Create a validator-keys volume and map it to the Lighthouse validator container command:

  validator:
    image: sigp/lighthouse:v5.2.0
    container_name: validator
    volumes:
      - ./validator-data:/root/.lighthouse
      - ./validator-keys:/keys:ro
    command: >
      lighthouse vc
      --network mainnet
      --datadir /root/.lighthouse
      --beacon-nodes http://consensus:5052
      --validators-dir /keys
      --init-slashing-protection

Once the containers are up, check the logs. docker logs -f consensus. You are waiting for the node to reach "Synced". During this phase, the CPU will hover near 100%. This is normal for ARM architecture during verification.

Monitoring Margin and Power Consumption

The entire economic premise of this setup relies on power efficiency. A Raspberry Pi 4 running at full tilt with an external SSD consumes approximately 8 to 10 watts. In a region with average electricity costs (e.g., $0.15/kWh), this setup costs roughly $1.30 per month to run.

Compare this to the cloud. An AWS t3.medium instance (required to run Geth/Lighthouse somewhat comfortably) costs roughly $30-$40 per month, excluding data transfer fees. The home hardware pays for itself in electricity savings alone within three months.

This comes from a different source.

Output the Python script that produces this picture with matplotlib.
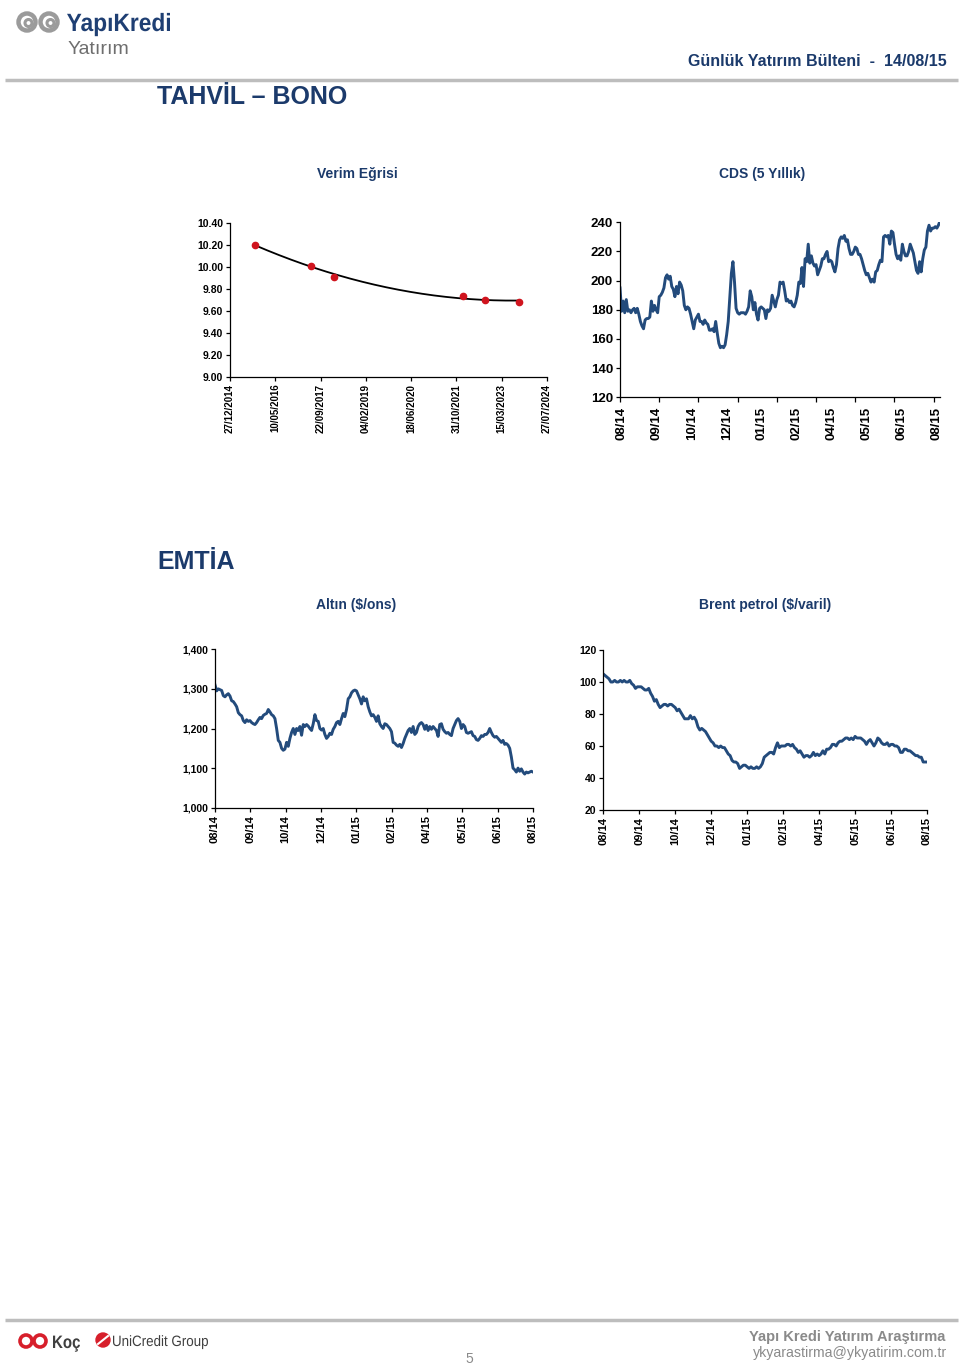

However, you must account for the slashing risk. Unlike a cloud node, your home internet connection is the weak link. If your ISP drops connection for more than a few hours, you risk inactivity leaks. If you run a validator on two machines (a backup) to mitigate this, you double your hardware costs but slash your risk. This is where we see the real validator's barrier to entry shifting from capital to operational complexity.

Operational Security vs. Cloud Convenience

By moving to a Raspberry Pi, you have removed the monthly invoice, but you have introduced a single point of physical failure. You are now responsible for the physical security of the 32 ETH validator keys. If someone breaks into your house and steals the Pi with the unencrypted keystores, your funds are gone.

You must encrypt the drive. The LUKS (Linux Unified Key Setup) standard should be implemented on the NVMe drive. This adds a slight CPU overhead for encryption/decryption, but the Pi 4 handles AES-NI instructions reasonably well. The trade-off is worth the security.

Furthermore, running a node at home is a political act. It contributes to the decentralization of the network. As we have seen in previous analyses regarding Lido dominance, every non-custodial node adds censorship resistance. You are no longer a renter of infrastructure; you are a sovereign operator of the network.

The transition from cloud to home hardware requires a shift in mindset. You must monitor uptime, update the firmware manually, and physically secure the device. There is no customer support hotline to call if the power goes out. But when you see your first attestation included in a block, knowing that the hardware processing it sits in your living room running on pennies of electricity, you realize this is how Ethereum was meant to be secured. Just ensure you have a backup plan for the double-sign slashing event recovery, because hardware fails, and software has bugs. In staking, redundancy is the only insurance that matters.